Elle est tombée. J’étais en position de squat au-dessus de la toilette d’un bar et – maladresse! – je l’ai échappée directement dans la cuvette. Pas le choix, il faudra que je m’achète une nouvelle coupe menstruelle.

Parenthèses pour les non-initié(e)s: il s’agit d’un petit récipient réutilisable en silicone qu’on insère dans le vagin pour recueillir le sang menstruel. Une solution écolo au tampon!

Je me rends donc à la pharmacie, et je remarque que trois choix s’offrent à moi. La taille 0 pour les personnes de moins de 18 ans; la taille 1 pour celles de moins de 30 ans et la 2, plus volumineuse, pour celles qui ont accouché par voie basse, qui ont un flux important OU qui ont entamé leur trentaine.

J’ai 31 ans. Pourtant, quelque chose me retient de prendre la troisième boîte. Quelque chose comme de l’angoisse et un truckload d’amertume. Que s’est-il donc passé dans la nuit de mon 30e anniversaire pour que mon vagin soit soudainement plus spacieux?

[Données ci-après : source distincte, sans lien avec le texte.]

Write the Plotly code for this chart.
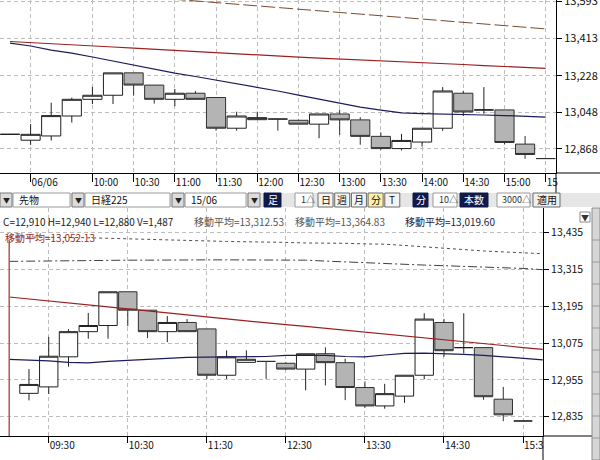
import plotly.graph_objects as go

W, H = 600, 460

# ---------------- data ----------------
bar_index = list(range(27))
opens  = [12940, 12911, 12932, 13030, 13112, 13132, 13242, 13182, 13112, 13142, 13121, 12970, 13012, 13015,
          13009, 12990, 13040, 13011, 12930, 12870, 12902, 12970, 13142, 13060, 13060, 12892, 12821]
highs  = [12940, 12990, 13095, 13120, 13173, 13242, 13242, 13182, 13163, 13153, 13121, 13051, 13051, 13015,
          13012, 13040, 13061, 13024, 12950, 12942, 12970, 13172, 13154, 13172, 13060, 12932, 12821]
lows   = [12940, 12888, 12909, 12998, 13089, 13089, 13130, 13091, 13078, 13112, 12958, 12958, 13012, 12958,
          12988, 12921, 12937, 12889, 12864, 12861, 12880, 12957, 13030, 13041, 12890, 12820, 12821]
closes = [12940, 12940, 13032, 13112, 13132, 13242, 13182, 13112, 13142, 13112, 12970, 13030, 13022, 13015,
          12990, 13040, 13011, 12930, 12870, 12910, 12970, 13153, 13050, 13060, 12900, 12841, 12821]

# top chart moving averages
top_ma_long = [13668, 13660, 13652, 13644, 13636, 13628, 13619, 13611, 13603, 13595, 13587, 13579, 13571, 13563,
               13555, 13547, 13539, 13530, 13522, 13514, 13506, 13498, 13490, 13482, 13474, 13466, 13458]
top_ma_mid = [13396, 13390, 13385, 13380, 13374, 13369, 13364, 13358, 13353, 13348, 13342, 13335, 13330, 13324,
              13319, 13314, 13310, 13305, 13301, 13297, 13292, 13287, 13283, 13278, 13274, 13269, 13264]
top_ma_short = [13388, 13374, 13354, 13339, 13320, 13300, 13280, 13261, 13241, 13224, 13207, 13187, 13170, 13153,
                13133, 13114, 13094, 13074, 13059, 13045, 13042, 13040, 13040, 13035, 13032, 13028, 13025]

# bottom chart moving averages
bot_ma_index = list(range(28))
bot_ma_dot = [13421, 13421, 13421, 13419, 13418, 13416, 13414, 13413, 13411, 13409, 13408, 13406, 13405, 13405,
              13403, 13401, 13401, 13400, 13398, 13397, 13393, 13388, 13383, 13378, 13375, 13372, 13370, 13366]
bot_ma_dashdot = [13341, 13342, 13343, 13343, 13343, 13344, 13345, 13345, 13346, 13346, 13346, 13346, 13346, 13346,
                  13345, 13345, 13342, 13339, 13337, 13334, 13332, 13329, 13327, 13325, 13323, 13320, 13318, 13314]
bot_ma_red = [13225, 13219, 13212, 13206, 13199, 13193, 13186, 13180, 13173, 13167, 13160, 13154, 13147, 13142,
              13135, 13129, 13123, 13117, 13111, 13105, 13098, 13092, 13086, 13080, 13073, 13067, 13060, 13054]
bot_ma_blue = [13022, 13020, 13017, 13012, 13010, 13015, 13018, 13023, 13026, 13028, 13029, 13029, 13030, 13031,
               13035, 13036, 13035, 13031, 13030, 13036, 13041, 13042, 13041, 13038, 13035, 13030, 13026, 13020]

top_tick_idx = [1, 4, 6, 8, 10, 12, 14, 16, 18, 20, 22, 24, 26]
top_tick_text = ["06/06", "10:00", "10:30", "11:00", "11:30", "12:00", "12:30", "13:00", "13:30",
                 "14:00", "14:30", "15:00", "15"]
bot_tick_idx = [2, 6, 10, 14, 18, 22, 26]
bot_tick_text = ["09:30", "10:30", "11:30", "12:30", "13:30", "14:30", "15:3"]
top_y_ticks = [12868, 13048, 13228, 13413, 13593]
bot_y_ticks = [12835, 12955, 13075, 13195, 13315, 13435]

info_text = "C=12,910 H=12,940 L=12,880 V=1,487"
ma_labels = ["移動平均=13,312.53", "移動平均=13,364.83", "移動平均=13,019.60"]
ma_red_label = "移動平均=13,052.13"

# ---------------- helpers ----------------
def px(x):
    return x / W

def py(y):
    return 1 - y / H

JPFONT = "Noto Sans CJK JP"
GRID = "#bdbdbd"

fig = go.Figure()

candle_style = dict(
    increasing=dict(fillcolor="white", line=dict(color="#202020", width=1)),
    decreasing=dict(fillcolor="#b4b4b4", line=dict(color="#303030", width=1)),
    whiskerwidth=0, showlegend=False, hoverinfo="skip",
)

# top chart
fig.add_trace(go.Scatter(x=bar_index, y=top_ma_long, mode="lines", xaxis="x", yaxis="y",
                         line=dict(color="#7a4a30", width=1, dash="14px,4px"), showlegend=False))
fig.add_trace(go.Scatter(x=bar_index, y=top_ma_mid, mode="lines", xaxis="x", yaxis="y",
                         line=dict(color="#9a2020", width=1.2), showlegend=False))
fig.add_trace(go.Scatter(x=bar_index, y=top_ma_short, mode="lines", xaxis="x", yaxis="y",
                         line=dict(color="#1c1c5a", width=1.2), showlegend=False))
fig.add_trace(go.Candlestick(x=bar_index, open=opens, high=highs, low=lows, close=closes,
                             xaxis="x", yaxis="y", **candle_style))

# bottom chart
fig.add_trace(go.Scatter(x=bot_ma_index, y=bot_ma_dot, mode="lines", xaxis="x2", yaxis="y2",
                         line=dict(color="#505050", width=1, dash="3px,3px"), showlegend=False))
fig.add_trace(go.Scatter(x=bot_ma_index, y=bot_ma_dashdot, mode="lines", xaxis="x2", yaxis="y2",
                         line=dict(color="#404040", width=1, dash="9px,3px,2px,3px"), showlegend=False))
fig.add_trace(go.Scatter(x=bot_ma_index, y=bot_ma_red, mode="lines", xaxis="x2", yaxis="y2",
                         line=dict(color="#9a2020", width=1.2), showlegend=False))
fig.add_trace(go.Scatter(x=bot_ma_index, y=bot_ma_blue, mode="lines", xaxis="x2", yaxis="y2",
                         line=dict(color="#1c1c5a", width=1.2), showlegend=False))
fig.add_trace(go.Candlestick(x=bar_index[1:], open=opens[1:], high=highs[1:], low=lows[1:], close=closes[1:],
                             xaxis="x2", yaxis="y2", **candle_style))

xcommon = dict(showline=True, linecolor="black", linewidth=1, ticks="outside", tickcolor="black",
               showgrid=True, gridcolor=GRID, griddash="4px,3px", gridwidth=1, zeroline=False,
               tickfont=dict(family=JPFONT, size=10, color="#111"), automargin=False,
               ticklabelposition="outside right", rangeslider=dict(visible=False), fixedrange=True)
ycommon = dict(side="right", showline=True, linecolor="black", linewidth=1, ticks="outside",
               tickcolor="black", ticklen=5, showgrid=True, gridcolor=GRID, griddash="4px,3px",
               zeroline=False, fixedrange=True, ticklabeloverflow="allow", automargin=False)

fig.update_layout(
    width=W, height=H, margin=dict(l=0, r=0, t=0, b=0, autoexpand=False),
    paper_bgcolor="white", plot_bgcolor="white", boxgap=0.07, boxgroupgap=0, showlegend=False,
    xaxis=dict(domain=[0, px(556)], range=[-0.485, 26.5], anchor="y",
               tickvals=top_tick_idx, ticktext=top_tick_text, ticklen=8, **xcommon),
    yaxis=dict(domain=[py(173), 1], range=[12750, 13600], anchor="x", mirror=True,
               tickvals=top_y_ticks, ticktext=[f"{v:,}" for v in top_y_ticks],
               tickfont=dict(family=JPFONT, size=11, color="#111"), **ycommon),
    xaxis2=dict(domain=[0, px(543)], range=[-0.466, 27.01], anchor="y2",
                tickvals=bot_tick_idx, ticktext=bot_tick_text, ticklen=6, **xcommon),
    yaxis2=dict(domain=[py(436), py(208)], range=[12772, 13515], anchor="x2",
                tickvals=bot_y_ticks, ticktext=[f"{v:,}" for v in bot_y_ticks],
                tickfont=dict(family=JPFONT, size=10.5, color="#111"), **ycommon),
)

shapes = []
annos = []

def rect(x0, y0, x1, y1, fill, line="#8a8a8a", lw=1, layer="above"):
    shapes.append(dict(type="rect", xref="paper", yref="paper", x0=px(x0), x1=px(x1),
                       y0=py(y1), y1=py(y0), fillcolor=fill,
                       line=dict(color=line, width=lw) if line else dict(width=0), layer=layer))

def hline(x0, x1, y, color="black", lw=1):
    shapes.append(dict(type="line", xref="paper", yref="paper", x0=px(x0), x1=px(x1),
                       y0=py(y), y1=py(y), line=dict(color=color, width=lw)))

def vline(x, y0, y1, color="black", lw=1):
    shapes.append(dict(type="line", xref="paper", yref="paper", x0=px(x), x1=px(x),
                       y0=py(y0), y1=py(y1), line=dict(color=color, width=lw)))

def text(x, y, s, size=10, color="#222", anchor="left"):
    annos.append(dict(xref="paper", yref="paper", x=px(x), y=py(y), text=s, showarrow=False,
                      xanchor=anchor, yanchor="middle", font=dict(family=JPFONT, size=size, color=color)))

# axis line extensions
hline(556, 600, 173)
vline(556, 173, 207)
hline(543, 592, 436)
vline(543, 436, 460)

# toolbar row
TY0, TY1 = 193, 207
rect(0, TY0, 600, TY1, "#e6e6e6", line=None)
def combo(x0, x1, label):
    rect(x0, TY0, x0 + 12, TY1, "#dcdcdc", line="#7a7a7a")
    text(x0 + 6, 200, "▼", size=7, color="#222", anchor="center")
    rect(x0 + 13, TY0, x1, TY1, "white", line="#9a9a9a")
    text(x0 + 17, 200, label, size=10, color="#111")
combo(0, 70, "先物")
combo(72, 170, "日経225")
combo(172, 246, "15/06")
rect(248, TY0, 260, TY1, "#dcdcdc", line="#7a7a7a")
text(254, 200, "▼", size=7, color="#222", anchor="center")
rect(264, TY0, 281, TY1, "#101a4a", line="#101a4a")
text(272.5, 200, "足", size=10, color="white", anchor="center")
rect(295, TY0, 313, TY1, "white", line="#9a9a9a")
text(299, 200, "1△", size=9, color="#333")
for i, lab in enumerate(["日", "週", "月", "分", "T"]):
    x0 = 318 + i * 16.7
    rect(x0, TY0, x0 + 15, TY1, "#fff2a8" if lab == "分" else "#f4f4f4", line="#6a6a6a")
    text(x0 + 7.5, 200, lab, size=10, color="#111", anchor="center")
rect(413, TY0, 428, TY1, "#101a4a", line="#101a4a")
text(420.5, 200, "分", size=10, color="white", anchor="center")
rect(433, TY0, 457, TY1, "white", line="#9a9a9a")
text(437, 200, "10△", size=9, color="#333")
rect(460, TY0, 488, TY1, "#101a4a", line="#101a4a")
text(474, 200, "本数", size=10, color="white", anchor="center")
rect(497, TY0, 530, TY1, "white", line="#9a9a9a")
text(500, 200, "3000△", size=9, color="#333")
rect(533, TY0, 560, TY1, "#f0f0f0", line="#6a6a6a")
text(546.5, 200, "適用", size=10, color="#111", anchor="center")

# right side panel
rect(592, 208, 600, 460, "#d6d6d6", line="#8a8a8a")
for yy in [240, 262, 284, 306, 328, 350, 372, 394, 416, 438]:
    hline(592, 600, yy, color="#9a9a9a")
rect(580, 212, 590, 222, "white", line="#8a8a8a")
text(585, 217, "▼", size=8, color="#333", anchor="center")

# cursor line in bottom chart
shapes.append(dict(type="line", xref="x2", yref="paper", x0=0, x1=0, y0=py(436), y1=py(240),
                   line=dict(color="#b05a4a", width=1.5)))

# info line
text(1, 221, info_text, size=10, color="#222")
text(192, 221, ma_labels[0], size=10, color="#555")
text(293, 221, ma_labels[1], size=10, color="#555")
text(403, 221, ma_labels[2], size=10, color="#1a1a40")
text(3, 237, ma_red_label, size=10, color="#a03020")

fig.update_layout(shapes=shapes, annotations=annos)
fig.write_html("out.html", config={"displayModeBar": False},
               post_script="document.body.style.margin='0px';document.body.style.overflow='hidden';")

Je finis par acheter le plus gros modèle en espérant que mon vagin soit trop menu pour l’accueillir et je partage une photo de ma nouvelle acquisition sur Instagram. Je reçois aussitôt une avalanche de messages privés de femmes me faisant part de leur propre traumatisme, voire de leur honte à l’idée d’être plus larges qu’avant. Mention spéciale à ma voisine, qui m’a texté: «Bienvenue dans le club des vagins vieillissants.»

J’entame des recherches. Sur le site web d’un fabricant de coupes menstruelles (Luneale), j’apprends que le vagin est un organe dont les parois se touchent en tout temps: «Cela signifie qu’il n’existe pas de vagin trop étroit ou trop lâche, en revanche les muscles qui l’entourent (le périnée) peuvent être plus ou moins toniques […] Mais s’il y a un mythe qu’on tient à faire voler en éclats, c’est que tu deviendrais tellement relâchée après 30 ans que ta coupe menstruelle glisserait.»

Merci, c’est gentil. Mais alors, c’est quoi, le souci? Le périnée des trentenaires est-il systématiquement en déclin?

Maryse Chagnon, physiothérapeute en rééducation périnéale, m’éclaire: «L’idée que le tonus du vagin change nécessairement en vieillissant relève du mythe. En fait, c’est une question de génétique, d’accouchement(s) et d’hygiène de vie. Quant à l’âge, le seul facteur déterminant, c’est la ménopause. Là, on ne s’en sort pas: la baisse d’œstrogènes réduit la lubrification des parois vaginales ainsi que leur élasticité. Mais elle n’agrandit pas l’organe. Au contraire, elle pourrait diminuer la capacité du vagin à s’élargir au cours d’une relation sexuelle.»

Selon elle, l’âge n’est pas la donnée la plus fiable pour déterminer la taille idéale d’un récipient menstruel: «Il y a tellement d’autres facteurs qui peuvent entrer en ligne de compte! La génétique notamment, et même la constipation. Une personne qui en souffre fréquemment peut voir les tissus de son vagin se relâcher. De même pour une personne aux prises avec une toux chronique ou qui soulèverait des charges importantes dans le cadre de son travail ou d’une activité sportive.»

Or, vieillissement ou non, cette crainte d’être inadéquate demeure. «Il m’arrive souvent de rencontrer des personnes qui se préoccupent davantage du plaisir de leur partenaire que de leur propre santé, m’explique Maryse Chagnon. Par exemple, je reçois des femmes dans la quarantaine qui s’inquiètent parce que leur conjoint se dit insatisfait. En général, elles vont prendre tout le blâme, alors que lui aussi peut perdre du tonus avec le temps. L’érection va durer moins longtemps, et le pénis va prendre moins d’expansion…»

Noté! Entre-temps, peu importe notre âge, l’important, c’est de se connaître. Certains sites conseillent de s’explorer, d’oser palper et d’enfin comprendre la singularité de notre corps. En cas de doute, on peut évidemment consulter une physiothérapeute. En tout cas, moi, un simple entretien téléphonique m’a réconciliée avec ma nouvelle amie.